Task: Copy the data precisely, character for character, and leave out every picture.

Supplied material:

··········

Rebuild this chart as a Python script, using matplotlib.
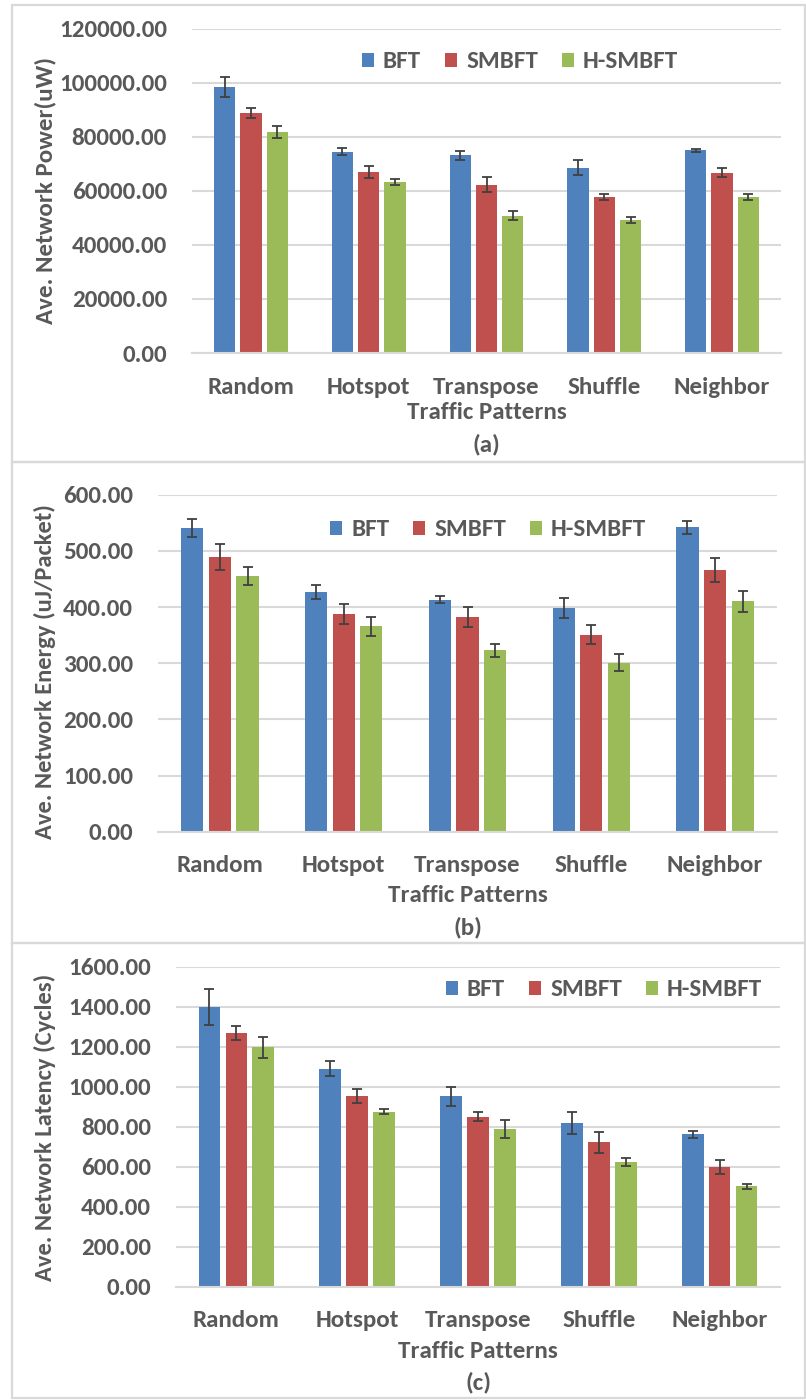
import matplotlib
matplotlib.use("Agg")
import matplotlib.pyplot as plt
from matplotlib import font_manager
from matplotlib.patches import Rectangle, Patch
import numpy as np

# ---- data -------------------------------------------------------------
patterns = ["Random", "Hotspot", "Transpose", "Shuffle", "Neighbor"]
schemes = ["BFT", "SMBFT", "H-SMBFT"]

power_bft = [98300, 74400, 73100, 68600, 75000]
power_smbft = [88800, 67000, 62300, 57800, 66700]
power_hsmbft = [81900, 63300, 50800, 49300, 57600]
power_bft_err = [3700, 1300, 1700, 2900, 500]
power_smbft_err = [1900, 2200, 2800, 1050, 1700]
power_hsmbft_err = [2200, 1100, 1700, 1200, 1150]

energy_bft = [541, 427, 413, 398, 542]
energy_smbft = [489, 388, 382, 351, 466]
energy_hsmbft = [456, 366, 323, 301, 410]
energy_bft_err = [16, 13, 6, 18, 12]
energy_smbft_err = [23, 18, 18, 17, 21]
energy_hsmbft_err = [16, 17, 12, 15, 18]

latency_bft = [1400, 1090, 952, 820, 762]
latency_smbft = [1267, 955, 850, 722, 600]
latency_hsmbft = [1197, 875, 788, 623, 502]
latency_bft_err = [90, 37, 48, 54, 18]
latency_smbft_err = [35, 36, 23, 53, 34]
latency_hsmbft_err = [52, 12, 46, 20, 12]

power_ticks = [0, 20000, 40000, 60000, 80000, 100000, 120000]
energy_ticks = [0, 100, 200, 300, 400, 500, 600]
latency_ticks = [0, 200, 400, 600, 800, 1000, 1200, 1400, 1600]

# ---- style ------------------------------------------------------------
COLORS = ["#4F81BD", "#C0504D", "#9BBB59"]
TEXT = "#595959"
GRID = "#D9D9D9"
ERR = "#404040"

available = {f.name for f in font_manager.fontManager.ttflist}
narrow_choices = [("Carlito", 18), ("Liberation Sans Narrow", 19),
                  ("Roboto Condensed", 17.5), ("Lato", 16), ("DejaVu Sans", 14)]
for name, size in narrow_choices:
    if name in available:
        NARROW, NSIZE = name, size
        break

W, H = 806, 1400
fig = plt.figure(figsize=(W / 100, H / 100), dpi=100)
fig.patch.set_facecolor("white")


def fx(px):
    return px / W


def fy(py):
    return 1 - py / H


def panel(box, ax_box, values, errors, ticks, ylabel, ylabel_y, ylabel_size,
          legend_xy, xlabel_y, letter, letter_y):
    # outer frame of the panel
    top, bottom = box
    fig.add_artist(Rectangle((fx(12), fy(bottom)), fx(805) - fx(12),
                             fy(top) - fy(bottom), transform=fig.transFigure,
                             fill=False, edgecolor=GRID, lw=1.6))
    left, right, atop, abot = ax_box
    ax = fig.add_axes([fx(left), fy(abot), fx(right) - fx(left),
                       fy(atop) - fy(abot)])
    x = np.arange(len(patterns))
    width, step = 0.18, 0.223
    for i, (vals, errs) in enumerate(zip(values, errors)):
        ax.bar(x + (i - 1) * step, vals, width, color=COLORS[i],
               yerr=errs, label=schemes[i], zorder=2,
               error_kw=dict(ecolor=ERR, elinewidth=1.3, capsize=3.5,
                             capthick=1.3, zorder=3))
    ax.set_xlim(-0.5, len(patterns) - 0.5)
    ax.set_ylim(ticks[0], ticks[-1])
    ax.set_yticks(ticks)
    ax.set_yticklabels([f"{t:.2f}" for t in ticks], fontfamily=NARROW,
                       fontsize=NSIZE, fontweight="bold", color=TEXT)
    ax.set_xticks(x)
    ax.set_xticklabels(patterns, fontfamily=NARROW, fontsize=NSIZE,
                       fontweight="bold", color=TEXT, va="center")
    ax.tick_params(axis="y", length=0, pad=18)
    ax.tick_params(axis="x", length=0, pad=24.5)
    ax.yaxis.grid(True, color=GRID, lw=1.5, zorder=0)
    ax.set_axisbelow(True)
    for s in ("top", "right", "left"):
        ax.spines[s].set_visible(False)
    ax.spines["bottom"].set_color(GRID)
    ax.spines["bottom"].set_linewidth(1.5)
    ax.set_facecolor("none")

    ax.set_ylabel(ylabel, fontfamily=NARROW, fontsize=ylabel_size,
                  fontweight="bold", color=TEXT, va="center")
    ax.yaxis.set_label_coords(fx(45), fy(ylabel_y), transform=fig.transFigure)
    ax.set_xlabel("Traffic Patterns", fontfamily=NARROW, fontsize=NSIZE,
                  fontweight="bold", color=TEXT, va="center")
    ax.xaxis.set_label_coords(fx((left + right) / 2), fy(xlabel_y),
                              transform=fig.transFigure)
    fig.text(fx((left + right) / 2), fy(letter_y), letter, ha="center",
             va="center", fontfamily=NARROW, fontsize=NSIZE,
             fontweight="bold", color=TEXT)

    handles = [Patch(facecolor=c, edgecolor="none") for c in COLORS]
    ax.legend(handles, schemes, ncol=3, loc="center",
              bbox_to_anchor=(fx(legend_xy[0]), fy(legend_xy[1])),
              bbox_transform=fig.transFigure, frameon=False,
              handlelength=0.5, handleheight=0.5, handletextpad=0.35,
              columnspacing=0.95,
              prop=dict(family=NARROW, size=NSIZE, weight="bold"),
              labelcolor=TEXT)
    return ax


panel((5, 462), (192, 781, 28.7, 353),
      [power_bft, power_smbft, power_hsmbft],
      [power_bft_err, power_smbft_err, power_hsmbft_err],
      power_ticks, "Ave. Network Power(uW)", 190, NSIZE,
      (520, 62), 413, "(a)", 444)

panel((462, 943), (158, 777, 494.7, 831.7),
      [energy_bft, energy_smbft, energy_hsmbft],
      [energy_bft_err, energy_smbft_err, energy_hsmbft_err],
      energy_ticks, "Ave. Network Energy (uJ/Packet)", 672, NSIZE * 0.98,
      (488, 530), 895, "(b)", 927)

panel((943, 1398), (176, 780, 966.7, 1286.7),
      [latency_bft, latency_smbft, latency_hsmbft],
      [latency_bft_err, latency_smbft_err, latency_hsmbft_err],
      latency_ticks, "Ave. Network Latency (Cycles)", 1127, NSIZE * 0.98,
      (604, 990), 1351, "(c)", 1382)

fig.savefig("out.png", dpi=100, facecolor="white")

··········

Output of the exercise:
Rebuild this chart as a Python script, using matplotlib.
import matplotlib
matplotlib.use("Agg")
import matplotlib.pyplot as plt
from matplotlib import font_manager
from matplotlib.patches import Rectangle, Patch
import numpy as np

# ---- data -------------------------------------------------------------
patterns = ["Random", "Hotspot", "Transpose", "Shuffle", "Neighbor"]
schemes = ["BFT", "SMBFT", "H-SMBFT"]

power_bft = [98300, 74400, 73100, 68600, 75000]
power_smbft = [88800, 67000, 62300, 57800, 66700]
power_hsmbft = [81900, 63300, 50800, 49300, 57600]
power_bft_err = [3700, 1300, 1700, 2900, 500]
power_smbft_err = [1900, 2200, 2800, 1050, 1700]
power_hsmbft_err = [2200, 1100, 1700, 1200, 1150]

energy_bft = [541, 427, 413, 398, 542]
energy_smbft = [489, 388, 382, 351, 466]
energy_hsmbft = [456, 366, 323, 301, 410]
energy_bft_err = [16, 13, 6, 18, 12]
energy_smbft_err = [23, 18, 18, 17, 21]
energy_hsmbft_err = [16, 17, 12, 15, 18]

latency_bft = [1400, 1090, 952, 820, 762]
latency_smbft = [1267, 955, 850, 722, 600]
latency_hsmbft = [1197, 875, 788, 623, 502]
latency_bft_err = [90, 37, 48, 54, 18]
latency_smbft_err = [35, 36, 23, 53, 34]
latency_hsmbft_err = [52, 12, 46, 20, 12]

power_ticks = [0, 20000, 40000, 60000, 80000, 100000, 120000]
energy_ticks = [0, 100, 200, 300, 400, 500, 600]
latency_ticks = [0, 200, 400, 600, 800, 1000, 1200, 1400, 1600]

# ---- style ------------------------------------------------------------
COLORS = ["#4F81BD", "#C0504D", "#9BBB59"]
TEXT = "#595959"
GRID = "#D9D9D9"
ERR = "#404040"

available = {f.name for f in font_manager.fontManager.ttflist}
narrow_choices = [("Carlito", 18), ("Liberation Sans Narrow", 19),
                  ("Roboto Condensed", 17.5), ("Lato", 16), ("DejaVu Sans", 14)]
for name, size in narrow_choices:
    if name in available:
        NARROW, NSIZE = name, size
        break

W, H = 806, 1400
fig = plt.figure(figsize=(W / 100, H / 100), dpi=100)
fig.patch.set_facecolor("white")


def fx(px):
    return px / W


def fy(py):
    return 1 - py / H


def panel(box, ax_box, values, errors, ticks, ylabel, ylabel_y, ylabel_size,
          legend_xy, xlabel_y, letter, letter_y):
    # outer frame of the panel
    top, bottom = box
    fig.add_artist(Rectangle((fx(12), fy(bottom)), fx(805) - fx(12),
                             fy(top) - fy(bottom), transform=fig.transFigure,
                             fill=False, edgecolor=GRID, lw=1.6))
    left, right, atop, abot = ax_box
    ax = fig.add_axes([fx(left), fy(abot), fx(right) - fx(left),
                       fy(atop) - fy(abot)])
    x = np.arange(len(patterns))
    width, step = 0.18, 0.223
    for i, (vals, errs) in enumerate(zip(values, errors)):
        ax.bar(x + (i - 1) * step, vals, width, color=COLORS[i],
               yerr=errs, label=schemes[i], zorder=2,
               error_kw=dict(ecolor=ERR, elinewidth=1.3, capsize=3.5,
                             capthick=1.3, zorder=3))
    ax.set_xlim(-0.5, len(patterns) - 0.5)
    ax.set_ylim(ticks[0], ticks[-1])
    ax.set_yticks(ticks)
    ax.set_yticklabels([f"{t:.2f}" for t in ticks], fontfamily=NARROW,
                       fontsize=NSIZE, fontweight="bold", color=TEXT)
    ax.set_xticks(x)
    ax.set_xticklabels(patterns, fontfamily=NARROW, fontsize=NSIZE,
                       fontweight="bold", color=TEXT, va="center")
    ax.tick_params(axis="y", length=0, pad=18)
    ax.tick_params(axis="x", length=0, pad=24.5)
    ax.yaxis.grid(True, color=GRID, lw=1.5, zorder=0)
    ax.set_axisbelow(True)
    for s in ("top", "right", "left"):
        ax.spines[s].set_visible(False)
    ax.spines["bottom"].set_color(GRID)
    ax.spines["bottom"].set_linewidth(1.5)
    ax.set_facecolor("none")

    ax.set_ylabel(ylabel, fontfamily=NARROW, fontsize=ylabel_size,
                  fontweight="bold", color=TEXT, va="center")
    ax.yaxis.set_label_coords(fx(45), fy(ylabel_y), transform=fig.transFigure)
    ax.set_xlabel("Traffic Patterns", fontfamily=NARROW, fontsize=NSIZE,
                  fontweight="bold", color=TEXT, va="center")
    ax.xaxis.set_label_coords(fx((left + right) / 2), fy(xlabel_y),
                              transform=fig.transFigure)
    fig.text(fx((left + right) / 2), fy(letter_y), letter, ha="center",
             va="center", fontfamily=NARROW, fontsize=NSIZE,
             fontweight="bold", color=TEXT)

    handles = [Patch(facecolor=c, edgecolor="none") for c in COLORS]
    ax.legend(handles, schemes, ncol=3, loc="center",
              bbox_to_anchor=(fx(legend_xy[0]), fy(legend_xy[1])),
              bbox_transform=fig.transFigure, frameon=False,
              handlelength=0.5, handleheight=0.5, handletextpad=0.35,
              columnspacing=0.95,
              prop=dict(family=NARROW, size=NSIZE, weight="bold"),
              labelcolor=TEXT)
    return ax


panel((5, 462), (192, 781, 28.7, 353),
      [power_bft, power_smbft, power_hsmbft],
      [power_bft_err, power_smbft_err, power_hsmbft_err],
      power_ticks, "Ave. Network Power(uW)", 190, NSIZE,
      (520, 62), 413, "(a)", 444)

panel((462, 943), (158, 777, 494.7, 831.7),
      [energy_bft, energy_smbft, energy_hsmbft],
      [energy_bft_err, energy_smbft_err, energy_hsmbft_err],
      energy_ticks, "Ave. Network Energy (uJ/Packet)", 672, NSIZE * 0.98,
      (488, 530), 895, "(b)", 927)

panel((943, 1398), (176, 780, 966.7, 1286.7),
      [latency_bft, latency_smbft, latency_hsmbft],
      [latency_bft_err, latency_smbft_err, latency_hsmbft_err],
      latency_ticks, "Ave. Network Latency (Cycles)", 1127, NSIZE * 0.98,
      (604, 990), 1351, "(c)", 1382)

fig.savefig("out.png", dpi=100, facecolor="white")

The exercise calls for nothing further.